* **WRITTEN EXERCISE**
Reproduce the listing verbatim.
——————————
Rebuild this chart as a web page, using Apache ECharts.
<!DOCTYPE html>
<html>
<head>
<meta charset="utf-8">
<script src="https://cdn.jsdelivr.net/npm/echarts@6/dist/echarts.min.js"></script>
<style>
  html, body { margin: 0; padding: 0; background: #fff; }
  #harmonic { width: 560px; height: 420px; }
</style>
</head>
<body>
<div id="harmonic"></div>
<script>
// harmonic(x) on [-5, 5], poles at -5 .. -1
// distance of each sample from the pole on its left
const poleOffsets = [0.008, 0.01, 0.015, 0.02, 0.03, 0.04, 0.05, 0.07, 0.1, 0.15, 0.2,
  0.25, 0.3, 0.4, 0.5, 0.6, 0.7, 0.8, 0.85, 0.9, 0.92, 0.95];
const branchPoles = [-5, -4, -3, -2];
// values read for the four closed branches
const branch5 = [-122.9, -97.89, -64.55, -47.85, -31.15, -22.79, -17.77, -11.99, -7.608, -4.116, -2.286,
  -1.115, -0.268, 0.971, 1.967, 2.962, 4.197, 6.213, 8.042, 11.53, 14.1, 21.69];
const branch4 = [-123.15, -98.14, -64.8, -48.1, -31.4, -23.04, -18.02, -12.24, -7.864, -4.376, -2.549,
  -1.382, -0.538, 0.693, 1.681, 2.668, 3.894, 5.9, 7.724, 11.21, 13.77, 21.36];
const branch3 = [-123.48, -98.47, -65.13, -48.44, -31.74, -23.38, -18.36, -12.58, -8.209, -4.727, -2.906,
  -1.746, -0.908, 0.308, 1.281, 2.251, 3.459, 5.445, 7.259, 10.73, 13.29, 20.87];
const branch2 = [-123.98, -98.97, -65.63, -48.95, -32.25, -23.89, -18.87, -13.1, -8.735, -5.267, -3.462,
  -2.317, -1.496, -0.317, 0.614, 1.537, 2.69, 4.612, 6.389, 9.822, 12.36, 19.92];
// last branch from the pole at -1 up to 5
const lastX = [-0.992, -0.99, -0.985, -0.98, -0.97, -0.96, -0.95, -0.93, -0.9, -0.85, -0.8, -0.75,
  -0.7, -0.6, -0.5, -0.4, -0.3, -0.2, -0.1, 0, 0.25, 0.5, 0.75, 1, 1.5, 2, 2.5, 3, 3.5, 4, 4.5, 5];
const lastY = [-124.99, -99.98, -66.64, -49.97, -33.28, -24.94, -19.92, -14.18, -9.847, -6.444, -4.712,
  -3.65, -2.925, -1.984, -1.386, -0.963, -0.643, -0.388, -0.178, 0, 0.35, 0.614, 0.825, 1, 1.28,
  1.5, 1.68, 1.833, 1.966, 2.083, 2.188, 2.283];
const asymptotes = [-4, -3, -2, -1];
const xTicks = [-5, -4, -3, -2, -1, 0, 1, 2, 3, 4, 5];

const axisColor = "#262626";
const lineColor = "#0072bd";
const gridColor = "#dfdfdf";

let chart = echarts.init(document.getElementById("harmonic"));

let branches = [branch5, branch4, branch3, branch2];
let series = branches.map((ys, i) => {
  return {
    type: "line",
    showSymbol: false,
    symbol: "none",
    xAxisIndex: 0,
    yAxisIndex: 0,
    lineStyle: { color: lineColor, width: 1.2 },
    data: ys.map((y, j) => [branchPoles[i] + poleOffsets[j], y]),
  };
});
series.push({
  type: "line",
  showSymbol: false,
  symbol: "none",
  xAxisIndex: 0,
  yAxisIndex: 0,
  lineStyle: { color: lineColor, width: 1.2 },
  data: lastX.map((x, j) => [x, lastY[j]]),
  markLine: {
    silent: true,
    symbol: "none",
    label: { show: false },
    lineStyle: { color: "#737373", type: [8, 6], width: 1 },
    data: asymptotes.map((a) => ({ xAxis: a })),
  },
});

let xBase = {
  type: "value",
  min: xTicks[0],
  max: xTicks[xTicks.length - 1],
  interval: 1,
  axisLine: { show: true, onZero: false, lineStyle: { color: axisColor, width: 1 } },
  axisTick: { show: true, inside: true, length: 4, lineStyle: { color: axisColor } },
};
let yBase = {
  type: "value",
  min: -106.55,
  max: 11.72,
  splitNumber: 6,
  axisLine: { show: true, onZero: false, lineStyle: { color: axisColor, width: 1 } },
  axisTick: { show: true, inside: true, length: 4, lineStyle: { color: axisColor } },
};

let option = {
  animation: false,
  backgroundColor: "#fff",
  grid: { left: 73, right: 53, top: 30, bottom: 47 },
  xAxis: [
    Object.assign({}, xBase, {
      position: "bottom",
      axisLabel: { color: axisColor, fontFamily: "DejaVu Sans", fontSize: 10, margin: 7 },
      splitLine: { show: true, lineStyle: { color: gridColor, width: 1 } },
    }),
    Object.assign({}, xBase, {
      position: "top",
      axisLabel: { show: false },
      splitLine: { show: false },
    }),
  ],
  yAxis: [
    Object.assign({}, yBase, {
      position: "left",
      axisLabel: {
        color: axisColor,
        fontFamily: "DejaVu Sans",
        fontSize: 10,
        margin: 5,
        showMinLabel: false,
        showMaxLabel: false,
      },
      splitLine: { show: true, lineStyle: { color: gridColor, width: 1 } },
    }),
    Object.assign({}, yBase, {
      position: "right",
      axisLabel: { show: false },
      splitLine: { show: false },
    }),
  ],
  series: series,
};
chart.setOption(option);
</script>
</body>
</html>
——————————
* **SOLUTION FOR THIS EXERCISE**
Rebuild this chart as a web page, using Apache ECharts.
<!DOCTYPE html>
<html>
<head>
<meta charset="utf-8">
<script src="https://cdn.jsdelivr.net/npm/echarts@6/dist/echarts.min.js"></script>
<style>
  html, body { margin: 0; padding: 0; background: #fff; }
  #harmonic { width: 560px; height: 420px; }
</style>
</head>
<body>
<div id="harmonic"></div>
<script>
// harmonic(x) on [-5, 5], poles at -5 .. -1
// distance of each sample from the pole on its left
const poleOffsets = [0.008, 0.01, 0.015, 0.02, 0.03, 0.04, 0.05, 0.07, 0.1, 0.15, 0.2,
  0.25, 0.3, 0.4, 0.5, 0.6, 0.7, 0.8, 0.85, 0.9, 0.92, 0.95];
const branchPoles = [-5, -4, -3, -2];
// values read for the four closed branches
const branch5 = [-122.9, -97.89, -64.55, -47.85, -31.15, -22.79, -17.77, -11.99, -7.608, -4.116, -2.286,
  -1.115, -0.268, 0.971, 1.967, 2.962, 4.197, 6.213, 8.042, 11.53, 14.1, 21.69];
const branch4 = [-123.15, -98.14, -64.8, -48.1, -31.4, -23.04, -18.02, -12.24, -7.864, -4.376, -2.549,
  -1.382, -0.538, 0.693, 1.681, 2.668, 3.894, 5.9, 7.724, 11.21, 13.77, 21.36];
const branch3 = [-123.48, -98.47, -65.13, -48.44, -31.74, -23.38, -18.36, -12.58, -8.209, -4.727, -2.906,
  -1.746, -0.908, 0.308, 1.281, 2.251, 3.459, 5.445, 7.259, 10.73, 13.29, 20.87];
const branch2 = [-123.98, -98.97, -65.63, -48.95, -32.25, -23.89, -18.87, -13.1, -8.735, -5.267, -3.462,
  -2.317, -1.496, -0.317, 0.614, 1.537, 2.69, 4.612, 6.389, 9.822, 12.36, 19.92];
// last branch from the pole at -1 up to 5
const lastX = [-0.992, -0.99, -0.985, -0.98, -0.97, -0.96, -0.95, -0.93, -0.9, -0.85, -0.8, -0.75,
  -0.7, -0.6, -0.5, -0.4, -0.3, -0.2, -0.1, 0, 0.25, 0.5, 0.75, 1, 1.5, 2, 2.5, 3, 3.5, 4, 4.5, 5];
const lastY = [-124.99, -99.98, -66.64, -49.97, -33.28, -24.94, -19.92, -14.18, -9.847, -6.444, -4.712,
  -3.65, -2.925, -1.984, -1.386, -0.963, -0.643, -0.388, -0.178, 0, 0.35, 0.614, 0.825, 1, 1.28,
  1.5, 1.68, 1.833, 1.966, 2.083, 2.188, 2.283];
const asymptotes = [-4, -3, -2, -1];
const xTicks = [-5, -4, -3, -2, -1, 0, 1, 2, 3, 4, 5];

const axisColor = "#262626";
const lineColor = "#0072bd";
const gridColor = "#dfdfdf";

let chart = echarts.init(document.getElementById("harmonic"));

let branches = [branch5, branch4, branch3, branch2];
let series = branches.map((ys, i) => {
  return {
    type: "line",
    showSymbol: false,
    symbol: "none",
    xAxisIndex: 0,
    yAxisIndex: 0,
    lineStyle: { color: lineColor, width: 1.2 },
    data: ys.map((y, j) => [branchPoles[i] + poleOffsets[j], y]),
  };
});
series.push({
  type: "line",
  showSymbol: false,
  symbol: "none",
  xAxisIndex: 0,
  yAxisIndex: 0,
  lineStyle: { color: lineColor, width: 1.2 },
  data: lastX.map((x, j) => [x, lastY[j]]),
  markLine: {
    silent: true,
    symbol: "none",
    label: { show: false },
    lineStyle: { color: "#737373", type: [8, 6], width: 1 },
    data: asymptotes.map((a) => ({ xAxis: a })),
  },
});

let xBase = {
  type: "value",
  min: xTicks[0],
  max: xTicks[xTicks.length - 1],
  interval: 1,
  axisLine: { show: true, onZero: false, lineStyle: { color: axisColor, width: 1 } },
  axisTick: { show: true, inside: true, length: 4, lineStyle: { color: axisColor } },
};
let yBase = {
  type: "value",
  min: -106.55,
  max: 11.72,
  splitNumber: 6,
  axisLine: { show: true, onZero: false, lineStyle: { color: axisColor, width: 1 } },
  axisTick: { show: true, inside: true, length: 4, lineStyle: { color: axisColor } },
};

let option = {
  animation: false,
  backgroundColor: "#fff",
  grid: { left: 73, right: 53, top: 30, bottom: 47 },
  xAxis: [
    Object.assign({}, xBase, {
      position: "bottom",
      axisLabel: { color: axisColor, fontFamily: "DejaVu Sans", fontSize: 10, margin: 7 },
      splitLine: { show: true, lineStyle: { color: gridColor, width: 1 } },
    }),
    Object.assign({}, xBase, {
      position: "top",
      axisLabel: { show: false },
      splitLine: { show: false },
    }),
  ],
  yAxis: [
    Object.assign({}, yBase, {
      position: "left",
      axisLabel: {
        color: axisColor,
        fontFamily: "DejaVu Sans",
        fontSize: 10,
        margin: 5,
        showMinLabel: false,
        showMaxLabel: false,
      },
      splitLine: { show: true, lineStyle: { color: gridColor, width: 1 } },
    }),
    Object.assign({}, yBase, {
      position: "right",
      axisLabel: { show: false },
      splitLine: { show: false },
    }),
  ],
  series: series,
};
chart.setOption(option);
</script>
</body>
</html>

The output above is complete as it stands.